• [STATED TASK]: Skip the pictures and extract all of the lines exactly as written.

• [SOURCE MATERIAL]:
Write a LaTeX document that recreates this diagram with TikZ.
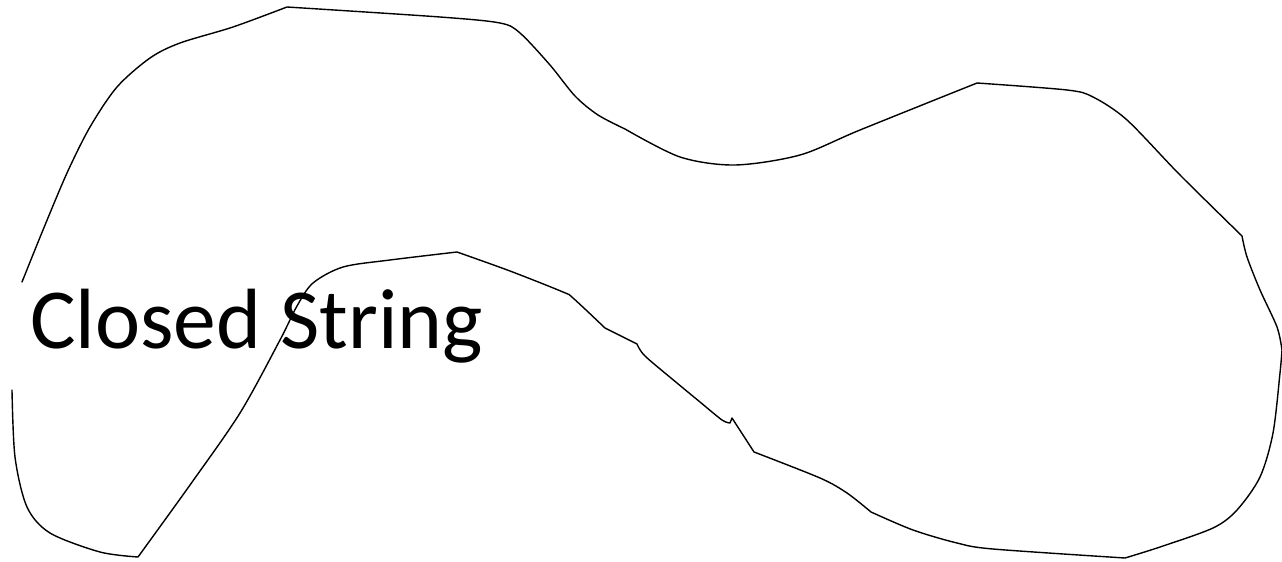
\documentclass[tikz,border=0pt]{standalone}
\usepackage{fontspec}
\setmainfont{Carlito}
\tikzset{stringline/.style={draw=black,line width=1.4pt,line join=round,line cap=round},
  lbl/.style={inner sep=0pt,anchor=base west,font=\fontsize{85.5}{95}\selectfont}}
\begin{document}
\begin{tikzpicture}[x=1pt,y=-1pt]
\useasboundingbox (0,0) rectangle (1282,562);
\draw[stringline] plot[smooth,tension=0.5] coordinates {(22,282) (43,230) (67,173) (90,127) (117,87) (150,58) (180,43) (233,27) (287,7)}
  plot[smooth,tension=0.5] coordinates {(287,7) (440,17) (500,23) (520,33) (550,65) (575,96) (598,115) (625,129)}
  plot[smooth,tension=0.5] coordinates {(625,129) (680,157) (735,165) (800,155) (860,130) (977,83)}
  plot[smooth,tension=0.5] coordinates {(977,83) (1067,90) (1093,97) (1127,120) (1180,175) (1242,236)}
  plot[smooth,tension=0.5] coordinates {(1242,236) (1247,257) (1260,290) (1277,327) (1282,350)}
  plot[smooth,tension=0.5] coordinates {(1282,350) (1280,373) (1273,433) (1260,477) (1237,510) (1213,528) (1160,547) (1125,558)}
  plot[smooth,tension=0.5] coordinates {(1125,558) (993,549) (957,543) (913,530) (871,512)}
  plot[smooth,tension=0.5] coordinates {(871,512) (847,493) (820,478) (754,452)}
  -- (732,418) -- (730,423)
  plot[smooth,tension=0.5] coordinates {(730,423) (722,420) (700,402) (677,383) (645,356) (637,344)}
  -- (605,328)
  plot[smooth,tension=0.5] coordinates {(605,328) (573,298) (563,292) (510,271) (457,252)}
  plot[smooth,tension=0.5] coordinates {(457,252) (390,260) (343,267) (313,283) (297,306) (280,340) (240,413) (190,485) (138,557)}
  plot[smooth,tension=0.5] coordinates {(138,557) (100,552) (50,533) (27,507) (15,457) (12,390)};
\node[lbl] (title) at (30,348) {Closed String};
\end{tikzpicture}
\end{document}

• [COMPLETED TASK]:
Write a LaTeX document that recreates this diagram with TikZ.
\documentclass[tikz,border=0pt]{standalone}
\usepackage{fontspec}
\setmainfont{Carlito}
\tikzset{stringline/.style={draw=black,line width=1.4pt,line join=round,line cap=round},
  lbl/.style={inner sep=0pt,anchor=base west,font=\fontsize{85.5}{95}\selectfont}}
\begin{document}
\begin{tikzpicture}[x=1pt,y=-1pt]
\useasboundingbox (0,0) rectangle (1282,562);
\draw[stringline] plot[smooth,tension=0.5] coordinates {(22,282) (43,230) (67,173) (90,127) (117,87) (150,58) (180,43) (233,27) (287,7)}
  plot[smooth,tension=0.5] coordinates {(287,7) (440,17) (500,23) (520,33) (550,65) (575,96) (598,115) (625,129)}
  plot[smooth,tension=0.5] coordinates {(625,129) (680,157) (735,165) (800,155) (860,130) (977,83)}
  plot[smooth,tension=0.5] coordinates {(977,83) (1067,90) (1093,97) (1127,120) (1180,175) (1242,236)}
  plot[smooth,tension=0.5] coordinates {(1242,236) (1247,257) (1260,290) (1277,327) (1282,350)}
  plot[smooth,tension=0.5] coordinates {(1282,350) (1280,373) (1273,433) (1260,477) (1237,510) (1213,528) (1160,547) (1125,558)}
  plot[smooth,tension=0.5] coordinates {(1125,558) (993,549) (957,543) (913,530) (871,512)}
  plot[smooth,tension=0.5] coordinates {(871,512) (847,493) (820,478) (754,452)}
  -- (732,418) -- (730,423)
  plot[smooth,tension=0.5] coordinates {(730,423) (722,420) (700,402) (677,383) (645,356) (637,344)}
  -- (605,328)
  plot[smooth,tension=0.5] coordinates {(605,328) (573,298) (563,292) (510,271) (457,252)}
  plot[smooth,tension=0.5] coordinates {(457,252) (390,260) (343,267) (313,283) (297,306) (280,340) (240,413) (190,485) (138,557)}
  plot[smooth,tension=0.5] coordinates {(138,557) (100,552) (50,533) (27,507) (15,457) (12,390)};
\node[lbl] (title) at (30,348) {Closed String};
\end{tikzpicture}
\end{document}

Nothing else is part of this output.